## WHAT NEEDS TO BE DONE
From the first line of the data down to and including the line with "import * as", copy everything exactly, leaving out pictures.

## SUPPLIED INFORMATION
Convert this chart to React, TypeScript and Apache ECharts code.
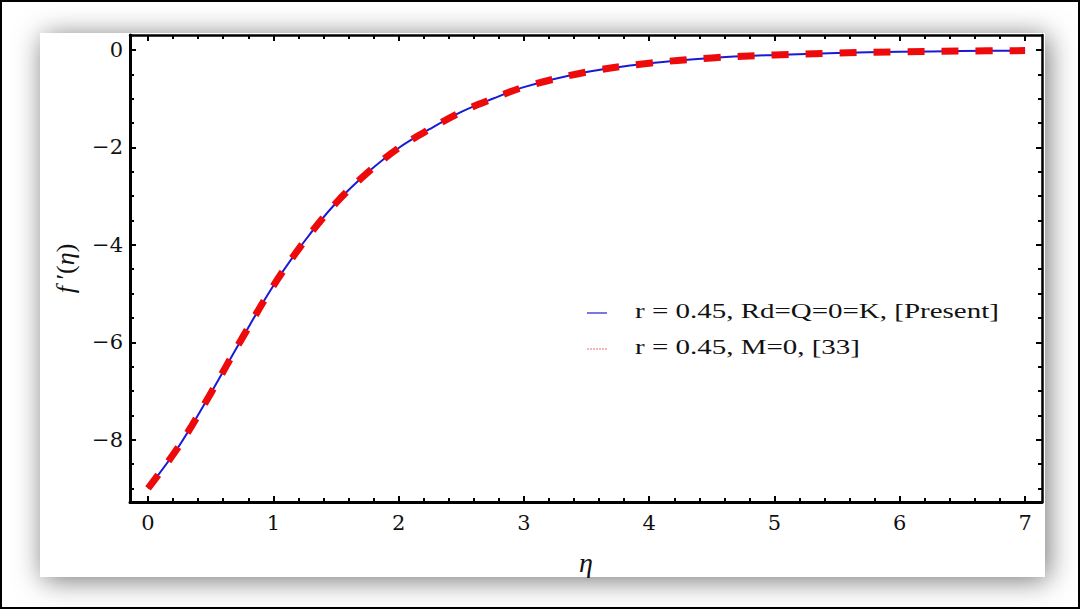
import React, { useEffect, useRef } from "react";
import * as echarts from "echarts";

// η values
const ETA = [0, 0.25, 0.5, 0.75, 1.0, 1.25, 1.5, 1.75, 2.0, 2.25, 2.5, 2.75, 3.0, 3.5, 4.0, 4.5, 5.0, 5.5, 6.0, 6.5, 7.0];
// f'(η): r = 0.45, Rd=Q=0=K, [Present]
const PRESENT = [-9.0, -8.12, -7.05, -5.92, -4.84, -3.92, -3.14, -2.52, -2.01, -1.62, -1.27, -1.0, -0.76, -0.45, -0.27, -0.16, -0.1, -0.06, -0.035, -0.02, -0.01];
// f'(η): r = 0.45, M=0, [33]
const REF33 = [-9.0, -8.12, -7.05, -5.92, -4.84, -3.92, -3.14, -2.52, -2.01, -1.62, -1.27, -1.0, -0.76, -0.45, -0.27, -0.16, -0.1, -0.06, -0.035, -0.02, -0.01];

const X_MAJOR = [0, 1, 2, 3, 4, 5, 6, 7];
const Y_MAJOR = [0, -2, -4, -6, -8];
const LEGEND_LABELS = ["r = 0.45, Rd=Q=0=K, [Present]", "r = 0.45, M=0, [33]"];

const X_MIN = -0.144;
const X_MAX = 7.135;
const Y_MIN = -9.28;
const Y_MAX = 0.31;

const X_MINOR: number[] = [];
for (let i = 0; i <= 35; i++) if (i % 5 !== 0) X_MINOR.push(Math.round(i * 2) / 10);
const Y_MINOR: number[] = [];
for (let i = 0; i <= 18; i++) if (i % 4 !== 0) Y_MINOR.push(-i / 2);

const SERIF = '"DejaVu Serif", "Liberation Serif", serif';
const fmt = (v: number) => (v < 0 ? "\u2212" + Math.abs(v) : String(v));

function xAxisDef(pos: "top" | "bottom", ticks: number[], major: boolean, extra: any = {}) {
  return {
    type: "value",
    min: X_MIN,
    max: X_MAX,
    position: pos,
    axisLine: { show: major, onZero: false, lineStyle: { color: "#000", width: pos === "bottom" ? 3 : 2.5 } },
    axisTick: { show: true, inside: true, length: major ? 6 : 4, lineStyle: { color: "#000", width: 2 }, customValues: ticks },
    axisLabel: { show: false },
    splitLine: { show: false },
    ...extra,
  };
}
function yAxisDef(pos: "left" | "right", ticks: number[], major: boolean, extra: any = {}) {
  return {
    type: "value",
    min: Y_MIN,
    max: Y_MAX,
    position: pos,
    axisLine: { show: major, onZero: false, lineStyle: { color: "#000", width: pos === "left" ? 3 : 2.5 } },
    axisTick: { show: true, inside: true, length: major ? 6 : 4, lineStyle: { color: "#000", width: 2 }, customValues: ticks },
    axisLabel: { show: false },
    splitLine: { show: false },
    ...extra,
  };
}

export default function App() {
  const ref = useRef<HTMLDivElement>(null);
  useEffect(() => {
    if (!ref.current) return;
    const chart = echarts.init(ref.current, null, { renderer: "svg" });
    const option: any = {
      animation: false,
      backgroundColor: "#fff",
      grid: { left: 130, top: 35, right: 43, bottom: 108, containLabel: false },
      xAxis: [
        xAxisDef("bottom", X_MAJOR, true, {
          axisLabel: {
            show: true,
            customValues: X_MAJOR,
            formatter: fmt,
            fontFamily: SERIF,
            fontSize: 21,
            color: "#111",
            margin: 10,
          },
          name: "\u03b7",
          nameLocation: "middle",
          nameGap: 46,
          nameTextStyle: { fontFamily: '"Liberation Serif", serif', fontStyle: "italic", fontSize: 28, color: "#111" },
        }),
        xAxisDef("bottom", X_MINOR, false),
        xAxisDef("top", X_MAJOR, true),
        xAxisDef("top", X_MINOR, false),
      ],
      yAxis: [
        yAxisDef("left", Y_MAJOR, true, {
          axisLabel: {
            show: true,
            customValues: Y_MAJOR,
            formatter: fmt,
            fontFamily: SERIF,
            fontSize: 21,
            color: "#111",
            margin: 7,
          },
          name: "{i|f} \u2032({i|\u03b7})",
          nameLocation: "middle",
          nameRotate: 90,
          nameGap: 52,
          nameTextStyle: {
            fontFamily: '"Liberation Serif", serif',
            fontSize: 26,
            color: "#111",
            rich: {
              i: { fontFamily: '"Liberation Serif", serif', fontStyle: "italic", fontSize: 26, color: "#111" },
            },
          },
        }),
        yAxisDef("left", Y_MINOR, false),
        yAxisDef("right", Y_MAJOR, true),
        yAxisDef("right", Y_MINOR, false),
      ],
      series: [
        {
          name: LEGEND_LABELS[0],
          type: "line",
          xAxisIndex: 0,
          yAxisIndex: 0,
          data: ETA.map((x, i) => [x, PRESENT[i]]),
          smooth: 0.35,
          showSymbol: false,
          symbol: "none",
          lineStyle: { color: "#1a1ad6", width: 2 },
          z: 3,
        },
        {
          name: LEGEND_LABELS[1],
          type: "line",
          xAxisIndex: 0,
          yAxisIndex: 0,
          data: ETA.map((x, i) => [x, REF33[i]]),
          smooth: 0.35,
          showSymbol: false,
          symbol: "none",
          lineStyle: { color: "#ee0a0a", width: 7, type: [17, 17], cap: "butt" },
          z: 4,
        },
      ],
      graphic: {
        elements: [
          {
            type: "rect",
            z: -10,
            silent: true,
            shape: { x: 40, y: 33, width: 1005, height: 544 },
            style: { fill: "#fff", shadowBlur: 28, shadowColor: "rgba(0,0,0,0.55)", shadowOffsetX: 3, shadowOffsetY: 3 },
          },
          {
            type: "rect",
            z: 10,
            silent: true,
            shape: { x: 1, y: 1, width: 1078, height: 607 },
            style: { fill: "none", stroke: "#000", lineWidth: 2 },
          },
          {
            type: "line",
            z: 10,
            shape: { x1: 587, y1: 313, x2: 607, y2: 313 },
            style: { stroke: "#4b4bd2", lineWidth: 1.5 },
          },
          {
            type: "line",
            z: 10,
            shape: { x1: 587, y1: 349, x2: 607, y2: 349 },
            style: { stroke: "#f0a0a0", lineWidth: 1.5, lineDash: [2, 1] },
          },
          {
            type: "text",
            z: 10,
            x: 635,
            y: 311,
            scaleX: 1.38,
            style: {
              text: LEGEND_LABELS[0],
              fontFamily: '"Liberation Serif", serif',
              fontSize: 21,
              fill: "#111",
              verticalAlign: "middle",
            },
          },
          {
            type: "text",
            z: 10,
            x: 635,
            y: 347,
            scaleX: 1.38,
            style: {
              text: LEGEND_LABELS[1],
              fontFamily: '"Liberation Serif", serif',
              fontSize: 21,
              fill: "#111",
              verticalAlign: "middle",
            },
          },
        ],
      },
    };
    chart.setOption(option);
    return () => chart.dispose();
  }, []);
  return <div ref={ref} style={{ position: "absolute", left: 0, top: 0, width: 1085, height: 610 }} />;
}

## OUTPUT
Convert this chart to React, TypeScript and Apache ECharts code.
import React, { useEffect, useRef } from "react";
import * as echarts from "echarts";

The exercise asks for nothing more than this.